JOB
Leaving out all pictures, reproduce the entries below exactly, from the first line through the line that contains "const FONT = 'Liberation Serif';".

DATA SECTION
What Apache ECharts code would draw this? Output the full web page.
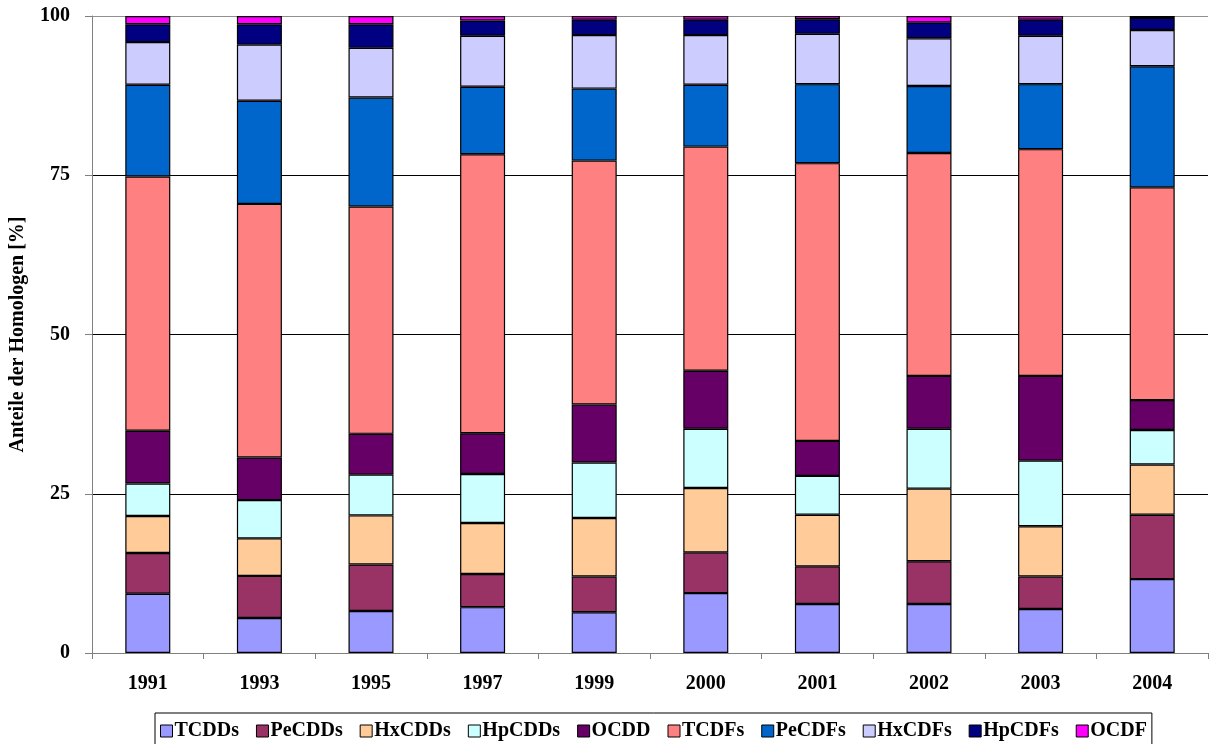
<!DOCTYPE html>
<html>
<head>
<meta charset="utf-8">
<script src="https://cdn.jsdelivr.net/npm/echarts@6/dist/echarts.min.js"></script>
<style>
  html, body { margin: 0; padding: 0; background: #fff; }
  #chart { width: 1214px; height: 744px; }
</style>
</head>
<body>
<div id="chart"></div>
<script>
// Sampling years
const years = ['1991', '1993', '1995', '1997', '1999', '2000', '2001', '2002', '2003', '2004'];

// Homologue shares in percent, one array per homologue group
const TCDDs  = [9.3, 5.5, 6.6, 7.2, 6.4, 9.4, 7.7, 7.7, 6.9, 11.6];
const PeCDDs = [6.4, 6.6, 7.3, 5.2, 5.6, 6.4, 5.9, 6.7, 5.1, 10.1];
const HxCDDs = [5.8, 5.9, 7.7, 8.0, 9.2, 10.1, 8.1, 11.4, 7.9, 7.9];
const HpCDDs = [5.1, 6.0, 6.4, 7.7, 8.7, 9.3, 6.1, 9.4, 10.3, 5.4];
const OCDD   = [8.3, 6.7, 6.4, 6.4, 9.1, 9.1, 5.5, 8.3, 13.3, 4.7];
const TCDFs  = [39.9, 39.8, 35.7, 43.8, 38.3, 35.2, 43.6, 35.0, 35.6, 33.4];
const PeCDFs = [14.4, 16.2, 17.1, 10.6, 11.3, 9.7, 12.4, 10.5, 10.2, 19.0];
const HxCDFs = [6.7, 8.8, 7.8, 8.0, 8.4, 7.8, 7.9, 7.5, 7.6, 5.7];
const HpCDFs = [2.8, 3.2, 3.7, 2.4, 2.4, 2.4, 2.3, 2.5, 2.5, 1.9];
const OCDF   = [1.3, 1.3, 1.3, 0.7, 0.6, 0.6, 0.5, 1.0, 0.6, 0.3];

const yTicks = [0, 25, 50, 75, 100];

const groups = [
  { name: 'TCDDs',  data: TCDDs,  color: '#9999FF' },
  { name: 'PeCDDs', data: PeCDDs, color: '#993366' },
  { name: 'HxCDDs', data: HxCDDs, color: '#FFCC99' },
  { name: 'HpCDDs', data: HpCDDs, color: '#CCFFFF' },
  { name: 'OCDD',   data: OCDD,   color: '#660066' },
  { name: 'TCDFs',  data: TCDFs,  color: '#FF8080' },
  { name: 'PeCDFs', data: PeCDFs, color: '#0066CC' },
  { name: 'HxCDFs', data: HxCDFs, color: '#CCCCFF' },
  { name: 'HpCDFs', data: HpCDFs, color: '#000080' },
  { name: 'OCDF',   data: OCDF,   color: '#FF00FF' }
];

const FONT = 'Liberation Serif';

const chart = echarts.init(document.getElementById('chart'), null, { renderer: 'canvas' });

chart.setOption({
  animation: false,
  backgroundColor: '#ffffff',
  grid: { left: 92, right: 6, top: 16, bottom: 91, containLabel: false },
  legend: {
    top: 713,
    left: 155,
    data: groups.map(g => g.name),
    itemWidth: 12,
    itemHeight: 12,
    itemGap: 17,
    padding: [8, 5, 12, 5],
    borderColor: '#000',
    borderWidth: 1,
    icon: 'rect',
    itemStyle: { borderColor: '#000', borderWidth: 1 },
    textStyle: { fontFamily: FONT, fontWeight: 'bold', fontSize: 20, color: '#000', padding: [0, 0, 0, -3] }
  },
  xAxis: {
    type: 'category',
    data: years,
    axisLine: { lineStyle: { color: '#808080', width: 1 } },
    axisTick: { show: true, length: 6, lineStyle: { color: '#808080' } },
    axisLabel: { fontFamily: FONT, fontWeight: 'bold', fontSize: 20, color: '#000', margin: 21 }
  },
  yAxis: {
    type: 'value',
    min: yTicks[0],
    max: yTicks[yTicks.length - 1],
    interval: yTicks[1] - yTicks[0],
    name: 'Anteile der Homologen [%]',
    nameLocation: 'middle',
    nameRotate: 90,
    nameGap: 64,
    nameTextStyle: { fontFamily: FONT, fontWeight: 'bold', fontSize: 20, color: '#000' },
    axisLine: { show: true, lineStyle: { color: '#808080', width: 1 } },
    axisTick: { show: true, length: 7, lineStyle: { color: '#808080' } },
    axisLabel: { fontFamily: FONT, fontWeight: 'bold', fontSize: 20, color: '#000', margin: 22 },
    splitLine: { show: true, lineStyle: { color: ['#808080', '#000', '#000', '#000', '#909090'], width: 1 } }
  },
  series: groups.map(g => ({
    name: g.name,
    type: 'bar',
    stack: 'total',
    data: g.data,
    barWidth: 45,
    itemStyle: { color: g.color, borderColor: '#000', borderWidth: 1.2 },
    emphasis: { disabled: true }
  }))
});
</script>
</body>
</html>
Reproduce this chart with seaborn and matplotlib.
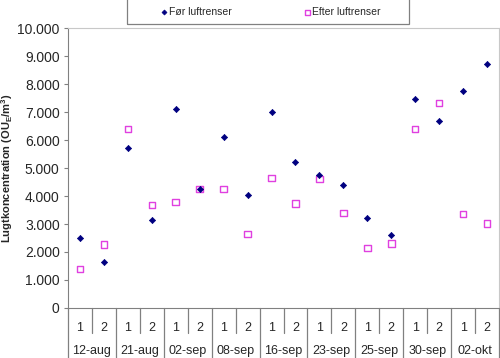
import numpy as np
import pandas as pd
import matplotlib
matplotlib.use("Agg")
import matplotlib.pyplot as plt
import seaborn as sns
from matplotlib.ticker import FuncFormatter
from matplotlib.patches import Rectangle

# data
dates = ["12-aug", "21-aug", "02-sep", "08-sep", "16-sep",
         "23-sep", "25-sep", "30-sep", "02-okt"]
runs = ["1", "2"]
foer = [2500, 1640, 5700, 3140, 7100, 4250, 6100, 4020, 7000,
        5230, 4750, 4400, 3220, 2600, 7470, 6680, 7750, 8720]
efter = [1400, 2260, 6390, 3680, 3790, 4250, 4250, 2640, 4650,
         3740, 4600, 3400, 2150, 2300, 6400, 7330, 3350, 3010]
series_names = ["Før luftrenser", "Efter luftrenser"]

n_slots = len(dates) * len(runs)
pos = np.arange(n_slots)
df = pd.DataFrame({
    "pos": np.concatenate([pos, pos]),
    "value": foer + efter,
    "serie": [series_names[0]] * n_slots + [series_names[1]] * n_slots,
})

sns.set_style("ticks")
plt.rcParams["font.family"] = ["Liberation Sans", "DejaVu Sans"]

fig = plt.figure(figsize=(5.0, 3.58), dpi=100)
ax = fig.add_axes([0.136, 0.1397, 0.862, 0.782])

sns.scatterplot(data=df[df["serie"] == series_names[1]], x="pos", y="value",
                marker="s", s=22, facecolor="none", edgecolor="#E040E0",
                linewidth=1.0, label=series_names[1], ax=ax, zorder=3)
sns.scatterplot(data=df[df["serie"] == series_names[0]], x="pos", y="value",
                marker="D", s=10, color="#000080", edgecolor="#000080",
                linewidth=0.5, label=series_names[0], ax=ax, zorder=4)

ax.set_xlim(-0.5, n_slots - 0.5)
ax.set_ylim(0, 10000)
ax.set_yticks(np.arange(0, 10001, 1000))
ax.yaxis.set_major_formatter(FuncFormatter(lambda v, p: f"{int(v):,}".replace(",", ".")))
ax.tick_params(axis="y", labelsize=10, length=3, color="#808080", pad=3)

ax.set_xticks(pos)
ax.set_xticklabels(runs * len(dates))
ax.tick_params(axis="x", labelsize=9, length=0, pad=10)
ax.set_xlabel("")
ax.set_ylabel("Lugtkoncentration (OU$_\\mathregular{E}$/m$^\\mathregular{3}$)",
              fontsize=8, fontweight="bold")
ax.yaxis.set_label_coords(-0.123, 0.5)

for side in ["left", "bottom"]:
    ax.spines[side].set_color("#808080")
for side in ["top", "right"]:
    ax.spines[side].set_visible(True)
    ax.spines[side].set_color("#C8C8C8")

# two-level category axis: short separators inside a date, long between dates
xt = ax.get_xaxis_transform()
for i in range(len(dates)):
    left = i * 2 - 0.5
    ax.plot([left, left], [0, -0.18], transform=xt, color="#808080",
            lw=0.9, clip_on=False)
    ax.plot([left + 1, left + 1], [0, -0.09], transform=xt, color="#808080",
            lw=0.9, clip_on=False)
    ax.text(i * 2 + 0.5, -0.155, dates[i], transform=xt, ha="center",
            va="center", fontsize=9)
ax.plot([n_slots - 0.5] * 2, [0, -0.18], transform=xt, color="#808080",
        lw=0.9, clip_on=False)

handles, labels = ax.get_legend_handles_labels()
ax.get_legend().remove()
order = [labels.index(name) for name in series_names]
fig.legend([handles[i] for i in order], [labels[i] for i in order],
           loc="center", bbox_to_anchor=(0.541, 0.966), ncol=2,
           fontsize=7.5, frameon=False, handletextpad=0.1,
           handlelength=0.8, columnspacing=6.8, markerscale=0.8)
fig.patches.append(Rectangle((0.254, 1 - 24 / 358), 0.564, 0.1,
                             transform=fig.transFigure, facecolor="none",
                             edgecolor="#808080", linewidth=0.9))

fig.savefig("out.png", dpi=100)
plt.close(fig)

ANSWER TO THIS TASK
What Apache ECharts code would draw this? Output the full web page.
<!DOCTYPE html>
<html>
<head>
<meta charset="utf-8">
<script src="https://cdn.jsdelivr.net/npm/echarts@6/dist/echarts.min.js"></script>
<style>
  html, body { margin: 0; padding: 0; background: #fff; }
  #chart { width: 1214px; height: 744px; }
</style>
</head>
<body>
<div id="chart"></div>
<script>
// Sampling years
const years = ['1991', '1993', '1995', '1997', '1999', '2000', '2001', '2002', '2003', '2004'];

// Homologue shares in percent, one array per homologue group
const TCDDs  = [9.3, 5.5, 6.6, 7.2, 6.4, 9.4, 7.7, 7.7, 6.9, 11.6];
const PeCDDs = [6.4, 6.6, 7.3, 5.2, 5.6, 6.4, 5.9, 6.7, 5.1, 10.1];
const HxCDDs = [5.8, 5.9, 7.7, 8.0, 9.2, 10.1, 8.1, 11.4, 7.9, 7.9];
const HpCDDs = [5.1, 6.0, 6.4, 7.7, 8.7, 9.3, 6.1, 9.4, 10.3, 5.4];
const OCDD   = [8.3, 6.7, 6.4, 6.4, 9.1, 9.1, 5.5, 8.3, 13.3, 4.7];
const TCDFs  = [39.9, 39.8, 35.7, 43.8, 38.3, 35.2, 43.6, 35.0, 35.6, 33.4];
const PeCDFs = [14.4, 16.2, 17.1, 10.6, 11.3, 9.7, 12.4, 10.5, 10.2, 19.0];
const HxCDFs = [6.7, 8.8, 7.8, 8.0, 8.4, 7.8, 7.9, 7.5, 7.6, 5.7];
const HpCDFs = [2.8, 3.2, 3.7, 2.4, 2.4, 2.4, 2.3, 2.5, 2.5, 1.9];
const OCDF   = [1.3, 1.3, 1.3, 0.7, 0.6, 0.6, 0.5, 1.0, 0.6, 0.3];

const yTicks = [0, 25, 50, 75, 100];

const groups = [
  { name: 'TCDDs',  data: TCDDs,  color: '#9999FF' },
  { name: 'PeCDDs', data: PeCDDs, color: '#993366' },
  { name: 'HxCDDs', data: HxCDDs, color: '#FFCC99' },
  { name: 'HpCDDs', data: HpCDDs, color: '#CCFFFF' },
  { name: 'OCDD',   data: OCDD,   color: '#660066' },
  { name: 'TCDFs',  data: TCDFs,  color: '#FF8080' },
  { name: 'PeCDFs', data: PeCDFs, color: '#0066CC' },
  { name: 'HxCDFs', data: HxCDFs, color: '#CCCCFF' },
  { name: 'HpCDFs', data: HpCDFs, color: '#000080' },
  { name: 'OCDF',   data: OCDF,   color: '#FF00FF' }
];

const FONT = 'Liberation Serif';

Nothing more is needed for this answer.